The star, who played the quirky but lovable Luna Lovegood in the last four Harry Potter flicks, recounts her time on set, her personal struggles and more in the book, which hit shelves on October 19.
"I really wanted to write this book for years, just because I've been talking about these topics, these themes of parts of my life for a long time, but not really getting my message across, not really getting the complexity and nuance of the story across," she told E! News of her coming-of-age tome.
While it's the first published work for the Irish beauty, she said that her nerves over the project quickly faded when she put her pen to the paper.
"You could spend hours trying to perfect and trying to sound really clever and funny in the way another writer writes. And I realized what's in me is going to come out through writing," the new author explained of the process. "I've found that if you just sit down, show up, create space, maybe block off two hours, and if you just write, something will come out. And your writing is just a reflection of the work you've done on yourself and who you are."
Fans of the popular film franchise will be delighted to know that she sent a copy of her book to costar Emma Watson and to the series' famed author J.K. Rowling.
Aside from recalling showbiz tales, the Dancing With the Stars alum gets personal and opens up about her struggle with anorexia in her story.
"You want to be honest, you know? I don't want to just say, ‘Everything's cool now, happier, I've fixed all these weird issues,'" she reasoned as to why she included the tough topic in the pages. "So, I had to find a way that I could be honest about where I'm at, but be positive and leave people with a warm, inspired feeling."

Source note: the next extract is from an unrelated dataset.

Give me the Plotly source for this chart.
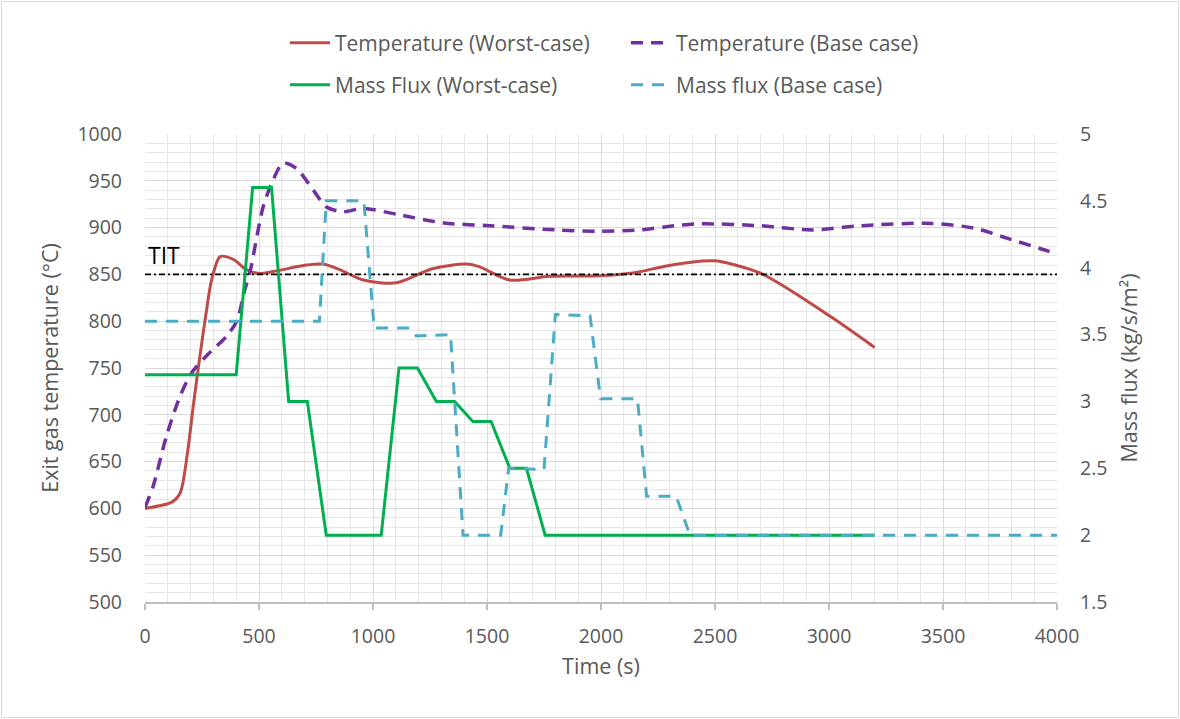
import plotly.graph_objects as go

# ---------------- data ----------------
# Temperature (Worst-case), °C
t_temp_worst = [0, 120, 155, 185, 212, 241, 270, 292, 330, 387, 446, 500, 562, 708, 781, 854,
                957, 1103, 1260, 1410, 1468, 1600, 1775, 1994, 2140, 2287, 2434, 2500, 2697,
                3000, 3200]
temp_worst = [600, 607, 617, 657, 710, 763, 812, 844, 869, 866, 855, 851, 853, 860, 861, 855,
              844, 841, 856, 861, 858, 844, 848, 848.5, 851.5, 859, 864, 864.5, 851.5,
              806, 772]

# Temperature (Base case), °C
t_temp_base = [0, 36, 95, 154, 205, 270, 358, 402, 438, 460, 518, 562, 606, 665, 738, 796,
               869, 957, 1118, 1310, 1513, 1803, 1996, 2171, 2287, 2434, 2697, 2928, 3135,
               3453, 3645, 3776, 3965, 4000]
temp_base = [601, 624, 678, 720, 745, 763, 784, 800, 834, 852, 922, 951, 969, 963, 940, 922,
             917, 920.5, 913.5, 905, 902, 897.5, 896, 897.5, 901, 904, 902, 897.5, 902,
             904.5, 899, 889, 874.5, 871]

# Mass Flux (Worst-case), kg/s/m2
t_flux_worst = [0, 400, 472, 555, 630, 712, 795, 1036, 1114, 1195, 1278, 1358, 1438, 1518,
                1600, 1673, 1755, 3200]
flux_worst = [3.2, 3.2, 4.6, 4.6, 3.0, 3.0, 2.0, 2.0, 3.25, 3.25, 3.0, 3.0, 2.85, 2.85,
              2.5, 2.5, 2.0, 2.0]

# Mass flux (Base case), kg/s/m2
t_flux_base = [0, 765, 795, 960, 1005, 1160, 1190, 1340, 1395, 1560, 1595, 1750, 1800, 1952,
               1998, 2160, 2200, 2330, 2390, 4000]
flux_base = [3.6, 3.6, 4.5, 4.5, 3.55, 3.55, 3.49, 3.5, 2.0, 2.0, 2.5, 2.49, 3.65, 3.64,
             3.02, 3.02, 2.29, 2.29, 2.0, 2.0]

# TIT reference line
t_tit = [0, 4000]
tit = [850, 850]

x_ticks = [0, 500, 1000, 1500, 2000, 2500, 3000, 3500, 4000]
y_ticks = [500, 550, 600, 650, 700, 750, 800, 850, 900, 950, 1000]
y2_ticks = [1.5, 2, 2.5, 3, 3.5, 4, 4.5, 5]

# ---------------- style ----------------
FONT = "Open Sans"
TXT = "#595959"
RED = "#BE4B48"
PURPLE = "#7030A0"
GREEN = "#00B050"
CYAN = "#4BACC6"

W, H = 1180, 719
L, R, T, B = 145, 123, 134, 117
PW, PH = W - L - R, H - T - B

fig = go.Figure()

fig.add_trace(go.Scatter(
    x=t_temp_worst, y=temp_worst, name="Temperature (Worst-case)", mode="lines",
    line=dict(color=RED, width=3, shape="spline", smoothing=0.8), legend="legend"))
fig.add_trace(go.Scatter(
    x=t_temp_base, y=temp_base, name="Temperature (Base case)", mode="lines",
    line=dict(color=PURPLE, width=3.5, dash="12px,8px", shape="spline", smoothing=0.8),
    legend="legend"))
fig.add_trace(go.Scatter(
    x=t_tit, y=tit, mode="lines", showlegend=False, hoverinfo="skip",
    line=dict(color="black", width=1.8, dash="6px,3px,2px,3px")))
fig.add_trace(go.Scatter(
    x=t_flux_worst, y=flux_worst, name="Mass Flux (Worst-case)", mode="lines",
    line=dict(color=GREEN, width=3), yaxis="y2", legend="legend2"))
fig.add_trace(go.Scatter(
    x=t_flux_base, y=flux_base, name="Mass flux (Base case)", mode="lines",
    line=dict(color=CYAN, width=3, dash="12px,9px"), yaxis="y2", legend="legend2"))

fig.add_annotation(x=0, y=850, xref="x", yref="y", text="TIT", showarrow=False,
                   xanchor="left", yanchor="bottom", xshift=1, yshift=1,
                   font=dict(family=FONT, size=23, color="black"))

legend_common = dict(orientation="h", xanchor="left", yanchor="middle",
                     entrywidth=286, entrywidthmode="pixels",
                     font=dict(family=FONT, size=21, color=TXT),
                     bgcolor="rgba(0,0,0,0)", itemwidth=40)

title_font = dict(family=FONT, size=21.5, color=TXT)
tick_font = dict(family=FONT, size=19.5, color=TXT)

fig.update_layout(
    width=W, height=H,
    margin=dict(l=L, r=R, t=T, b=B, autoexpand=False),
    paper_bgcolor="white", plot_bgcolor="white",
    font=dict(family=FONT, size=18, color=TXT),
    legend=dict(**legend_common, x=(285 - L) / PW, y=(H - B - 43) / PH),
    legend2=dict(**legend_common, x=(285 - L) / PW, y=(H - B - 85) / PH),
    xaxis=dict(
        range=[0, 4000], tickvals=x_ticks, showgrid=True, gridcolor="#d9d9d9", gridwidth=1,
        minor=dict(dtick=100, showgrid=True, gridcolor="#e6e6e6", gridwidth=1, ticks=""),
        showline=True, linecolor="#bfbfbf", linewidth=1.5,
        ticks="outside", ticklen=6, tickcolor="#bfbfbf", tickwidth=1.5,
        ticklabelstandoff=10, automargin=False,
        tickfont=tick_font,
        title=dict(text="Time (s)", font=title_font, standoff=11),
        zeroline=False,
    ),
    yaxis=dict(
        range=[500, 1000], tickvals=y_ticks, showgrid=True, gridcolor="#d9d9d9", gridwidth=1,
        minor=dict(dtick=10, showgrid=True, gridcolor="#e6e6e6", gridwidth=1, ticks=""),
        showline=False, ticks="", ticklabelstandoff=22, automargin=False,
        tickfont=tick_font,
        title=dict(text="Exit gas temperature (°C)", font=title_font, standoff=12),
        zeroline=False,
    ),
    yaxis2=dict(
        range=[1.5, 5], tickvals=y2_ticks, overlaying="y", side="right", showgrid=False,
        showline=False, ticks="", ticklabelstandoff=22, anchor="x", automargin=False,
        tickfont=tick_font,
        title=dict(text="Mass flux (kg/s/m²)", font=title_font, standoff=15),
        zeroline=False,
    ),
    shapes=[dict(type="rect", xref="paper", yref="paper",
                 x0=(1.5 - L) / PW, x1=(W - 1.5 - L) / PW,
                 y0=(H - B - (H - 1.5)) / PH, y1=(H - B - 1.5) / PH,
                 line=dict(color="#d9d9d9", width=1), fillcolor="rgba(0,0,0,0)", layer="below")],
)

fig.write_html("out.html", config={"displayModeBar": False},
               post_script="document.body.style.margin='0';document.body.style.overflow='hidden';")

Overall, the blonde babe wants her book to show people her true self, as many fans still see her as her beloved Potter character.
"I kind of have a sense that nobody really knows who I am. People sort of think, ‘Oh, you are this sweet, airy, fairy person.' And that's a lovely perception, but it's not really real. It's not," she admitted. "So, it's almost like I haven't been able to have true connections with people, with even the people who follow me online. Now who I am in real life is showing up on the page, that's what I want. I want to be honest with people."